At my previous company I dealt with Kubernetes in every way you could imagine, and for each way you can interact with Kubernetes, there are many projects clamoring to be the de-facto standard. Sometimes you have a couple beat out the rest to become the top choices while still not being the obvious default, like with deploying (helm vs kustomize). As a developer looking to use Kubernetes in a serious way, this is good news, because it means less technologies to evaluate, which means your journey of gathering data and building a compelling case to present to your colleagues can begin sooner.
Fortunately and unfortunately, Ingress for Kubernetes clusters is far from having an obvious choice. This means there is likely an Ingress controller which is more suited to your organization’s needs, but it also means far more due diligence you as a developer must do to evaluate and make the best choice. To be completely thorough may not be an option if you’re working at a small company and facing deadlines. Changing your Ingress controller is also non-trivial, so a thorough evaluation is critical. And it’s not only the technology you’re evaluating, but the ecosystem and community behind it. I offer my experience going through this process of evaluation.
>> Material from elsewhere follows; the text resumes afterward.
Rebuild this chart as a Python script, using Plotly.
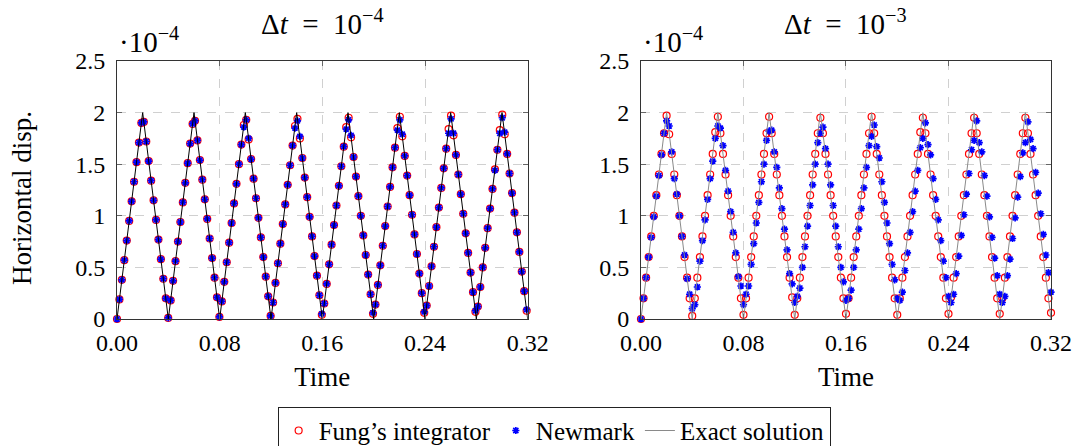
import plotly.graph_objects as go

# ---------------- data (displacement in units of 1e-4) ----------------
# left panel: dt = 1e-4, samples every 0.0019 s
t_left_start = 0.0
t_left_step = 0.0019
fung_left = [0, .19, .38, .57, .76, .95, 1.14, 1.33, 1.52, 1.71, 1.90, 1.91, 1.72, 1.53, 1.34, 1.15, .96, .77, .58, .39, .20, .01,
             .18, .37, .56, .75, .94, 1.13, 1.32, 1.51, 1.70, 1.89, 1.92, 1.73, 1.54, 1.35, 1.16, .97, .78, .59, .40, .21, .02,
             .17, .36, .55, .74, .93, 1.12, 1.31, 1.50, 1.69, 1.88, 1.93, 1.74, 1.55, 1.36, 1.17, .98, .79, .60, .41, .22, .03,
             .16, .35, .54, .73, .92, 1.11, 1.30, 1.49, 1.68, 1.87, 1.94, 1.75, 1.56, 1.37, 1.18, .99, .80, .61, .42, .23, .04,
             .15, .34, .53, .72, .91, 1.10, 1.29, 1.48, 1.67, 1.86, 1.95, 1.76, 1.57, 1.38, 1.19, 1.00, .81, .62, .43, .24, .05,
             .14, .33, .52, .71, .90, 1.09, 1.28, 1.47, 1.66, 1.85, 1.96, 1.77, 1.58, 1.39, 1.20, 1.01, .82, .63, .44, .25, .06,
             .13, .32, .51, .70, .89, 1.08, 1.27, 1.46, 1.65, 1.84, 1.97, 1.78, 1.59, 1.40, 1.21, 1.02, .83, .64, .45, .26, .07,
             .12, .31, .50, .69, .88, 1.07, 1.26, 1.45, 1.64, 1.83, 1.98, 1.79, 1.60, 1.41, 1.22, 1.03, .84, .65, .46, .27, .08]
newmark_left = [0, .19, .38, .57, .76, .95, 1.14, 1.33, 1.52, 1.71, 1.90, 1.91, 1.72, 1.53, 1.34, 1.15, .96, .77, .58, .39, .20, .01,
                .18, .37, .56, .75, .94, 1.13, 1.32, 1.51, 1.70, 1.89, 1.92, 1.73, 1.54, 1.35, 1.16, .97, .78, .59, .40, .21, .02,
                .17, .36, .55, .74, .93, 1.12, 1.31, 1.50, 1.69, 1.86, 1.93, 1.75, 1.55, 1.36, 1.17, .98, .79, .60, .41, .22, .03,
                .16, .35, .54, .73, .92, 1.11, 1.30, 1.49, 1.68, 1.85, 1.92, 1.77, 1.56, 1.37, 1.18, .99, .80, .61, .42, .23, .05,
                .15, .34, .53, .72, .91, 1.10, 1.29, 1.48, 1.67, 1.84, 1.93, 1.78, 1.57, 1.38, 1.19, 1.00, .81, .62, .43, .24, .06,
                .14, .33, .52, .71, .90, 1.09, 1.28, 1.47, 1.66, 1.83, 1.93, 1.79, 1.58, 1.39, 1.20, 1.01, .82, .63, .44, .25, .07,
                .13, .32, .51, .70, .89, 1.08, 1.27, 1.46, 1.65, 1.80, 1.94, 1.80, 1.59, 1.40, 1.21, 1.02, .83, .64, .45, .26, .08,
                .12, .31, .50, .69, .88, 1.07, 1.26, 1.44, 1.64, 1.80, 1.95, 1.81, 1.60, 1.41, 1.22, 1.03, .84, .65, .46, .27, .09]

# right panel: dt = 1e-3, samples every 0.002 s
t_right_start = 0.0
t_right_step = 0.002
fung_right = [0,
              .20, .40, .60, .80, 1.00, 1.20, 1.40, 1.60, 1.80, 1.97, 1.79, 1.60, 1.40, 1.20, 1.00, .80, .60, .40, .20, .03,
              .20, .40, .60, .80, 1.00, 1.20, 1.40, 1.60, 1.81, 1.96, 1.80, 1.60, 1.40, 1.20, 1.00, .80, .60, .40, .20, .04,
              .20, .40, .60, .80, 1.00, 1.20, 1.40, 1.60, 1.80, 1.96, 1.80, 1.60, 1.40, 1.20, 1.00, .80, .60, .40, .21, .04,
              .20, .40, .60, .80, 1.00, 1.20, 1.40, 1.60, 1.80, 1.95, 1.80, 1.60, 1.40, 1.20, 1.00, .80, .60, .40, .20, .05,
              .20, .40, .60, .80, 1.00, 1.20, 1.40, 1.60, 1.80, 1.96, 1.80, 1.60, 1.40, 1.20, 1.00, .80, .60, .40, .20, .04,
              .20, .40, .60, .80, 1.00, 1.20, 1.40, 1.60, 1.81, 1.95, 1.80, 1.60, 1.40, 1.20, 1.00, .80, .60, .40, .20, .05,
              .21, .40, .60, .80, 1.00, 1.20, 1.40, 1.60, 1.80, 1.95, 1.80, 1.60, 1.40, 1.20, 1.00, .80, .60, .40, .20, .05,
              .20, .40, .60, .80, 1.00, 1.20, 1.40, 1.60, 1.80, 1.95, 1.80, 1.60, 1.40, 1.20, 1.00, .80, .60, .40, .20, .06]
newmark_right = [0, .20, .40, .60, .79, .99, 1.19, 1.39, 1.59, 1.80, 1.92, 1.87, 1.62, 1.36, 1.21, 1.00, .80, .62, .39, .24,
                 .10, .14, .31, .56, .76, .96, 1.16, 1.36, 1.53, 1.75, 1.87, 1.85, 1.68, 1.44, 1.24, 1.04, .84, .64, .41, .32,
                 .14, .24, .32, .53, .73, .93, 1.13, 1.33, 1.50, 1.73, 1.82, 1.83, 1.62, 1.47, 1.27, 1.07, .87, .67, .44, .34,
                 .16, .22, .30, .50, .70, .90, 1.10, 1.30, 1.50, 1.71, 1.80, 1.86, 1.65, 1.50, 1.30, 1.10, .90, .70, .50, .36,
                 .18, .20, .28, .50, .67, .87, 1.07, 1.27, 1.47, 1.68, 1.77, 1.88, 1.67, 1.56, 1.33, 1.13, .93, .73, .53, .38,
                 .20, .18, .26, .47, .64, .84, 1.04, 1.24, 1.44, 1.66, 1.75, 1.90, 1.69, 1.59, 1.36, 1.16, .96, .76, .56, .40,
                 .22, .16, .24, .44, .61, .81, 1.01, 1.21, 1.41, 1.64, 1.73, 1.92, 1.71, 1.62, 1.39, 1.19, .99, .79, .59, .42,
                 .24, .16, .22, .42, .58, .78, .98, 1.18, 1.38, 1.61, 1.71, 1.91, 1.74, 1.65, 1.42, 1.22, 1.02, .82, .62, .45,
                 .26]

# exact solution (triangle wave vertices)
t_exact = [0.00, 0.02, 0.04, 0.06, 0.08, 0.10, 0.12, 0.14, 0.16, 0.18, 0.20, 0.22, 0.24, 0.26, 0.28, 0.30, 0.32]
u_exact = [0, 2, 0, 2, 0, 2, 0, 2, 0, 2, 0, 2, 0, 2, 0, 2, 0]

x_tickvals = [0, 0.08, 0.16, 0.24, 0.32]
x_ticktext = ["0.00", "0.08", "0.16", "0.24", "0.32"]
y_tickvals = [0, 0.5, 1, 1.5, 2, 2.5]
y_ticktext = ["0", "0.5", "1", "1.5", "2", "2.5"]

RED = "#ff0000"
BLUE = "#0000ff"
FONT = "Liberation Serif"

fig = go.Figure()

fung_marker = dict(symbol="circle-open", size=7, color=RED, line=dict(color=RED, width=1.2))
newmark_marker = dict(symbol="asterisk-open", size=6, color=BLUE, line=dict(color=BLUE, width=1.7))

# left panel
fig.add_trace(go.Scatter(y=fung_left, x0=t_left_start, dx=t_left_step, mode="markers", marker=fung_marker,
                         name="Fung’s integrator", legendrank=1, cliponaxis=False, xaxis="x", yaxis="y"))
fig.add_trace(go.Scatter(y=newmark_left, x0=t_left_start, dx=t_left_step, mode="markers", marker=newmark_marker,
                         name="Newmark", legendrank=2, cliponaxis=False, xaxis="x", yaxis="y"))
fig.add_trace(go.Scatter(x=t_exact, y=u_exact, mode="lines", line=dict(color="black", width=1),
                         showlegend=False, xaxis="x", yaxis="y"))

# right panel
fig.add_trace(go.Scatter(y=fung_right, x0=t_right_start, dx=t_right_step, mode="markers", marker=fung_marker,
                         showlegend=False, cliponaxis=False, xaxis="x2", yaxis="y2"))
fig.add_trace(go.Scatter(y=newmark_right, x0=t_right_start, dx=t_right_step, mode="markers", marker=newmark_marker,
                         showlegend=False, cliponaxis=False, xaxis="x2", yaxis="y2"))
fig.add_trace(go.Scatter(x=t_exact, y=u_exact, mode="lines", line=dict(color="#8a8a8a", width=1),
                         name="Exact solution", legendrank=3, xaxis="x2", yaxis="y2"))

xaxis_common = dict(range=[0, 0.32], tickvals=x_tickvals, ticktext=x_ticktext, automargin=False,
                    showgrid=True, gridcolor="#d0d0d0", griddash="dash", gridwidth=1,
                    showline=True, linecolor="#333333", linewidth=1, mirror="ticks",
                    ticks="inside", ticklen=5, tickcolor="#666666", zeroline=False,
                    tickfont=dict(family=FONT, size=24, color="black"), ticklabelstandoff=2,
                    title=dict(text="Time", font=dict(family=FONT, size=27, color="black"), standoff=12))
yaxis_common = dict(range=[0, 2.5], tickvals=y_tickvals, ticktext=y_ticktext, automargin=False,
                    showgrid=True, gridcolor="#d0d0d0", griddash="dash", gridwidth=1,
                    showline=True, linecolor="#333333", linewidth=1, mirror="ticks",
                    ticks="inside", ticklen=5, tickcolor="#666666", zeroline=False,
                    tickfont=dict(family=FONT, size=24, color="black"), ticklabelstandoff=6)

TITLE_FONT = dict(family=FONT, size=29, color="black")
SCALE_FONT = dict(family=FONT, size=29, color="black")

fig.update_layout(
    width=1076, height=446,
    margin=dict(l=117, r=25, t=61, b=127, autoexpand=False),
    plot_bgcolor="white", paper_bgcolor="white",
    font=dict(family=FONT, size=24, color="black"),
    xaxis=dict(domain=[0, 0.4397], anchor="y", **xaxis_common),
    yaxis=dict(domain=[0, 1], anchor="x", **yaxis_common),
    xaxis2=dict(domain=[0.561, 1], anchor="y2", **xaxis_common),
    yaxis2=dict(domain=[0, 1], anchor="x2", **yaxis_common),
    showlegend=True,
    legend=dict(orientation="h", xref="container", yref="container", x=0.515, xanchor="center",
                y=0.088, yanchor="top",
                bordercolor="#222222", borderwidth=1, bgcolor="white",
                font=dict(family=FONT, size=25, color="black"), itemwidth=30, tracegroupgap=0),
    annotations=[
        dict(text="Δ<i>t</i>&nbsp;&nbsp;=&nbsp;&nbsp;10<sup>−4</sup>", xref="paper", yref="paper", x=0.2198, y=1.151,
             xanchor="center", yanchor="middle", showarrow=False, font=TITLE_FONT),
        dict(text="Δ<i>t</i>&nbsp;&nbsp;=&nbsp;&nbsp;10<sup>−3</sup>", xref="paper", yref="paper", x=0.7805, y=1.151,
             xanchor="center", yanchor="middle", showarrow=False, font=TITLE_FONT),
        dict(text="·10<sup>−4</sup>", xref="paper", yref="paper", x=0.0, y=1.081,
             xanchor="left", yanchor="middle", showarrow=False, font=SCALE_FONT),
        dict(text="·10<sup>−4</sup>", xref="paper", yref="paper", x=0.561, y=1.081,
             xanchor="left", yanchor="middle", showarrow=False, font=SCALE_FONT),
        dict(text="Horizontal disp.", xref="paper", yref="paper", x=-0.1017, y=0.469,
             xanchor="center", yanchor="middle", textangle=-90, showarrow=False,
             font=dict(family=FONT, size=27, color="black")),
    ],
)

# remove the default page margin so the 1076x446 figure fills the window exactly
fig.write_html("out.html",
               config={"displayModeBar": False},
               post_script="document.body.style.margin='0';document.body.style.overflow='hidden';")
In this blog, we take a look at some of the challenges of routing to complex Kubernetes applications and the different iterations of implementations to get this to work at scale. We explore the different architectures and technologies we used, including how they performed. In a Kubernetes cluster, this means we need some kind of Ingress controller or Gateway to enable this traffic flow. The context for this journey is based on a project I worked on which required serving HTTPS and TCP traffic with SNI to a multi-tenant Kubernetes cluster.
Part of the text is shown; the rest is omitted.